Copy exactly the lines from the beginning of the data down to and including the line holding "const yMinor = [0.1, 0.3, 0.5, 0.7, 0.9];", without any pictures.

» **Source excerpt**:
* Begin *

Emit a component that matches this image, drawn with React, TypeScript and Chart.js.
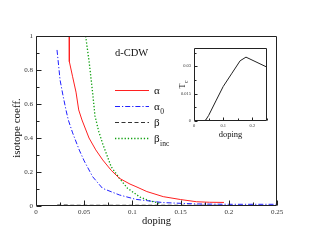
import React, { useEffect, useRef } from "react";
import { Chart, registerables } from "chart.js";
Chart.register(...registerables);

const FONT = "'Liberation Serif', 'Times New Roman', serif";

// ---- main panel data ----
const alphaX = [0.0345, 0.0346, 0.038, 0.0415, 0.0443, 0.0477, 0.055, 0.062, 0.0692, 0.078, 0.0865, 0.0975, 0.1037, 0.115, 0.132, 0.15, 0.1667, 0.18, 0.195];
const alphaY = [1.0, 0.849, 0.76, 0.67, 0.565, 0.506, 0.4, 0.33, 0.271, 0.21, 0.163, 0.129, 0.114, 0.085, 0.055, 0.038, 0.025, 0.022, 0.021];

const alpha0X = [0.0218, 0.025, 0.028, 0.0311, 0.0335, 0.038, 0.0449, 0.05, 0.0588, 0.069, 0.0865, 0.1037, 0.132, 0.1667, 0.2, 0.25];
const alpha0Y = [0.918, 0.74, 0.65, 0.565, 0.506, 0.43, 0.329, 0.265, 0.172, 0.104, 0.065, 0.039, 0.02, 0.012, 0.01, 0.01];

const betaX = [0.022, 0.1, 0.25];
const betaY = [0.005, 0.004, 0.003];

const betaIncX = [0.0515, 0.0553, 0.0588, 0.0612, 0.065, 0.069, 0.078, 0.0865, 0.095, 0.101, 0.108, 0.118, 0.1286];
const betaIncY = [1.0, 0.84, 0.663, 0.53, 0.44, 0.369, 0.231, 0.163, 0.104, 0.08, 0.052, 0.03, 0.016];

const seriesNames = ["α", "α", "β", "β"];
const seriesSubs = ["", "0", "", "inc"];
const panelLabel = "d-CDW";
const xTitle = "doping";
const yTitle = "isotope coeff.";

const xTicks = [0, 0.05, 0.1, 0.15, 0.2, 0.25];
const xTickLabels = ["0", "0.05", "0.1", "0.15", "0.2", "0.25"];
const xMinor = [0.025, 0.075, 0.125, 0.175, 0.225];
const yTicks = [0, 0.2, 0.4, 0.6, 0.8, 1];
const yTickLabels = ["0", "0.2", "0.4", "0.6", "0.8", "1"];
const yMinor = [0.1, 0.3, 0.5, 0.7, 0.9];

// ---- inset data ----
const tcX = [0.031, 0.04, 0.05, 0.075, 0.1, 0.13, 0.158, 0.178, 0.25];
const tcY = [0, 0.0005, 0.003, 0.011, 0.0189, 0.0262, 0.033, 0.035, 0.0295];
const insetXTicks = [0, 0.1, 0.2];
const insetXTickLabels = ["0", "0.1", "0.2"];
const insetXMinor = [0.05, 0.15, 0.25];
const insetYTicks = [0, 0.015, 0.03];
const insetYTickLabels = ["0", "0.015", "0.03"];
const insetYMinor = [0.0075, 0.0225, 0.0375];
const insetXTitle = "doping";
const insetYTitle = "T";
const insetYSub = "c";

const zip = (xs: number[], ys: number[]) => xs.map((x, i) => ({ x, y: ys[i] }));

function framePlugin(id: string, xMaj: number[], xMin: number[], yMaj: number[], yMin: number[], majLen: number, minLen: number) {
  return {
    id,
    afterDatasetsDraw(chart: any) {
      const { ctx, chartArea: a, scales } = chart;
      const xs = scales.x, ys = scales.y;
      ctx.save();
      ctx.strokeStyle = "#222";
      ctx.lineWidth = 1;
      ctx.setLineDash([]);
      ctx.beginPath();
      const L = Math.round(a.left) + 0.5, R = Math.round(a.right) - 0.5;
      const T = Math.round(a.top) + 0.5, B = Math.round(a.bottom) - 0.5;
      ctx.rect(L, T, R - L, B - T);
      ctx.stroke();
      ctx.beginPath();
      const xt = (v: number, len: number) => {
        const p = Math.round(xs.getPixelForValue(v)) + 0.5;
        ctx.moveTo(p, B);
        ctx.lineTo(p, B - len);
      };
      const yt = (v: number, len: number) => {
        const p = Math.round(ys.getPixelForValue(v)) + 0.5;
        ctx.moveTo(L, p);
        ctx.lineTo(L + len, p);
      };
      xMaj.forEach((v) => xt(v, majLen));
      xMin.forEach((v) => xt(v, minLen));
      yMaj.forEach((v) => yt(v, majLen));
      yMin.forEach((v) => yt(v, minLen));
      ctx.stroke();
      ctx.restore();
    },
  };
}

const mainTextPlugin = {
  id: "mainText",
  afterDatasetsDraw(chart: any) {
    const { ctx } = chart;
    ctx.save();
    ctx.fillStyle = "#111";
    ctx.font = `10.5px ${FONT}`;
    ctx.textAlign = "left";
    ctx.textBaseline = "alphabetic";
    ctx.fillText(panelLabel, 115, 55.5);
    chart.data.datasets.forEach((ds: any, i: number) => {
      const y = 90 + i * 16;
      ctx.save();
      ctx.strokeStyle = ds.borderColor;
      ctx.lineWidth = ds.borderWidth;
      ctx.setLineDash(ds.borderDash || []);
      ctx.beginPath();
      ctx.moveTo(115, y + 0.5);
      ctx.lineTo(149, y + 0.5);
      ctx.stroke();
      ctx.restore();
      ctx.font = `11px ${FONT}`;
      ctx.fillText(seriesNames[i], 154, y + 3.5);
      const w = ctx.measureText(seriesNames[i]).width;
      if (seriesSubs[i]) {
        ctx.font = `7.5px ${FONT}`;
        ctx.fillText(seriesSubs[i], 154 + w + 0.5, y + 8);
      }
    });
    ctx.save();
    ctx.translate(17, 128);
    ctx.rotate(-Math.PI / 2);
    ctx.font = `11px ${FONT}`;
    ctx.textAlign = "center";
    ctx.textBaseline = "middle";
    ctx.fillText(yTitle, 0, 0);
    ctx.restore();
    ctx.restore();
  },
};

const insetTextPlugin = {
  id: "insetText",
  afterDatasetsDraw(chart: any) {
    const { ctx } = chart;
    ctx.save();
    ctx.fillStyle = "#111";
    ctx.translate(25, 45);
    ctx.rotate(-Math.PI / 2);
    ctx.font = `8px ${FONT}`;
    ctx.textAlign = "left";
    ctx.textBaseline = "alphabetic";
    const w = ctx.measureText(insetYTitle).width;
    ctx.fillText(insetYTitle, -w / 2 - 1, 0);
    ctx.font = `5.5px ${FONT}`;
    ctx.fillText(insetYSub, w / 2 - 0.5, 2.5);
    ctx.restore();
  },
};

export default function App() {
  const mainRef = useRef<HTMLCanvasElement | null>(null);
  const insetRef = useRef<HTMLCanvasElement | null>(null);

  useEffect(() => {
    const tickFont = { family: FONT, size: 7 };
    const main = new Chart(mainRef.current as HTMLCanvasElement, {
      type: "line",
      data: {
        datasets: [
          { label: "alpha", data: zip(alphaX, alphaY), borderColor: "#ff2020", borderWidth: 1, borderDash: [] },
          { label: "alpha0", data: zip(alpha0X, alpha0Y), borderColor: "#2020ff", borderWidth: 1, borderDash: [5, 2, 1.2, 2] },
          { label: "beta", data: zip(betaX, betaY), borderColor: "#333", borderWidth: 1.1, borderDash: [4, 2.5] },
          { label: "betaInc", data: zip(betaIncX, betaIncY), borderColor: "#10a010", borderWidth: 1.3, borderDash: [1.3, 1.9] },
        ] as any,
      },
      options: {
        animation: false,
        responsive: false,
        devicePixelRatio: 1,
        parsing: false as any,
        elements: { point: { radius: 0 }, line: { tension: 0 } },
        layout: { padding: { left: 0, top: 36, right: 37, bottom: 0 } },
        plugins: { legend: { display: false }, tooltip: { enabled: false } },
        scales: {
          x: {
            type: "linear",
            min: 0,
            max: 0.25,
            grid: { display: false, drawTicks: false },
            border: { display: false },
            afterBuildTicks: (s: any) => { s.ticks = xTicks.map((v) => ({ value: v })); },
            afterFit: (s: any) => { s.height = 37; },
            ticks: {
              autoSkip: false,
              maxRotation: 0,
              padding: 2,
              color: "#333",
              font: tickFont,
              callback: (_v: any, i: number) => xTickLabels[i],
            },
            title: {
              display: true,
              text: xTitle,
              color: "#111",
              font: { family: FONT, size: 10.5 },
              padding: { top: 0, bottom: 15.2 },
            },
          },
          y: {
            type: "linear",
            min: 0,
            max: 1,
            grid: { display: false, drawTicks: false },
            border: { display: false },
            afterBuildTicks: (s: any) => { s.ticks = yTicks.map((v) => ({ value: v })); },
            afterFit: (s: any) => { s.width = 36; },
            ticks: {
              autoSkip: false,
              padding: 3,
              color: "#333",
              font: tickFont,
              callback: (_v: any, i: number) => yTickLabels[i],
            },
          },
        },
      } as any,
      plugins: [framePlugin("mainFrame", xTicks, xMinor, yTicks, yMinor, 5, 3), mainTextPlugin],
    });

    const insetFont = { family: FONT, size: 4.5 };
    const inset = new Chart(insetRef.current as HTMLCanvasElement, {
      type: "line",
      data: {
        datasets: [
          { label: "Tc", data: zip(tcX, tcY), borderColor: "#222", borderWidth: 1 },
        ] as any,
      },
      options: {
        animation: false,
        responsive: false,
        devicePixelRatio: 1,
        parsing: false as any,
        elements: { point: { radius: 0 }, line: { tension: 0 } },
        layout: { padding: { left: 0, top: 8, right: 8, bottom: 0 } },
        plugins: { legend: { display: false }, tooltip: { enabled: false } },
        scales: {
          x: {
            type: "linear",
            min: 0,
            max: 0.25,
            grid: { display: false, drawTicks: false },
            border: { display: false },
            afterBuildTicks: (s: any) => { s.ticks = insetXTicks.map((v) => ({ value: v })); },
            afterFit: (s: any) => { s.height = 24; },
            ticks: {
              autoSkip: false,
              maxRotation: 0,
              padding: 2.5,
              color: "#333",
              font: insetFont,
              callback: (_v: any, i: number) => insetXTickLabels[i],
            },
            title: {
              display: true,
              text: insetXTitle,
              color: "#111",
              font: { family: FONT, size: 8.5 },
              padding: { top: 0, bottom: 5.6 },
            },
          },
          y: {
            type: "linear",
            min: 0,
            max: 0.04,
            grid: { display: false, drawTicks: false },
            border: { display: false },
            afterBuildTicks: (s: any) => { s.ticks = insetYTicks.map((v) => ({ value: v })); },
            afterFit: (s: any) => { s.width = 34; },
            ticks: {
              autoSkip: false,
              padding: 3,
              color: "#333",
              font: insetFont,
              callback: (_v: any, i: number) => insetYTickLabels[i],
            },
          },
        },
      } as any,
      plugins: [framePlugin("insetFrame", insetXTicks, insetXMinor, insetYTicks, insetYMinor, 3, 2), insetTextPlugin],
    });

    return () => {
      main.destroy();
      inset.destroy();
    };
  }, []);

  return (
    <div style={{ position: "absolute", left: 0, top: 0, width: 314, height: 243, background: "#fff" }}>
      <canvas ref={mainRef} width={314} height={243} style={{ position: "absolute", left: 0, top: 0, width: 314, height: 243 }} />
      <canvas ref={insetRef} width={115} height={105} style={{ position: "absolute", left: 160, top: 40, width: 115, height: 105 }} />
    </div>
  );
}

* End *

» **The result**:
Emit a component that matches this image, drawn with React, TypeScript and Chart.js.
import React, { useEffect, useRef } from "react";
import { Chart, registerables } from "chart.js";
Chart.register(...registerables);

const FONT = "'Liberation Serif', 'Times New Roman', serif";

// ---- main panel data ----
const alphaX = [0.0345, 0.0346, 0.038, 0.0415, 0.0443, 0.0477, 0.055, 0.062, 0.0692, 0.078, 0.0865, 0.0975, 0.1037, 0.115, 0.132, 0.15, 0.1667, 0.18, 0.195];
const alphaY = [1.0, 0.849, 0.76, 0.67, 0.565, 0.506, 0.4, 0.33, 0.271, 0.21, 0.163, 0.129, 0.114, 0.085, 0.055, 0.038, 0.025, 0.022, 0.021];

const alpha0X = [0.0218, 0.025, 0.028, 0.0311, 0.0335, 0.038, 0.0449, 0.05, 0.0588, 0.069, 0.0865, 0.1037, 0.132, 0.1667, 0.2, 0.25];
const alpha0Y = [0.918, 0.74, 0.65, 0.565, 0.506, 0.43, 0.329, 0.265, 0.172, 0.104, 0.065, 0.039, 0.02, 0.012, 0.01, 0.01];

const betaX = [0.022, 0.1, 0.25];
const betaY = [0.005, 0.004, 0.003];

const betaIncX = [0.0515, 0.0553, 0.0588, 0.0612, 0.065, 0.069, 0.078, 0.0865, 0.095, 0.101, 0.108, 0.118, 0.1286];
const betaIncY = [1.0, 0.84, 0.663, 0.53, 0.44, 0.369, 0.231, 0.163, 0.104, 0.08, 0.052, 0.03, 0.016];

const seriesNames = ["α", "α", "β", "β"];
const seriesSubs = ["", "0", "", "inc"];
const panelLabel = "d-CDW";
const xTitle = "doping";
const yTitle = "isotope coeff.";

const xTicks = [0, 0.05, 0.1, 0.15, 0.2, 0.25];
const xTickLabels = ["0", "0.05", "0.1", "0.15", "0.2", "0.25"];
const xMinor = [0.025, 0.075, 0.125, 0.175, 0.225];
const yTicks = [0, 0.2, 0.4, 0.6, 0.8, 1];
const yTickLabels = ["0", "0.2", "0.4", "0.6", "0.8", "1"];
const yMinor = [0.1, 0.3, 0.5, 0.7, 0.9];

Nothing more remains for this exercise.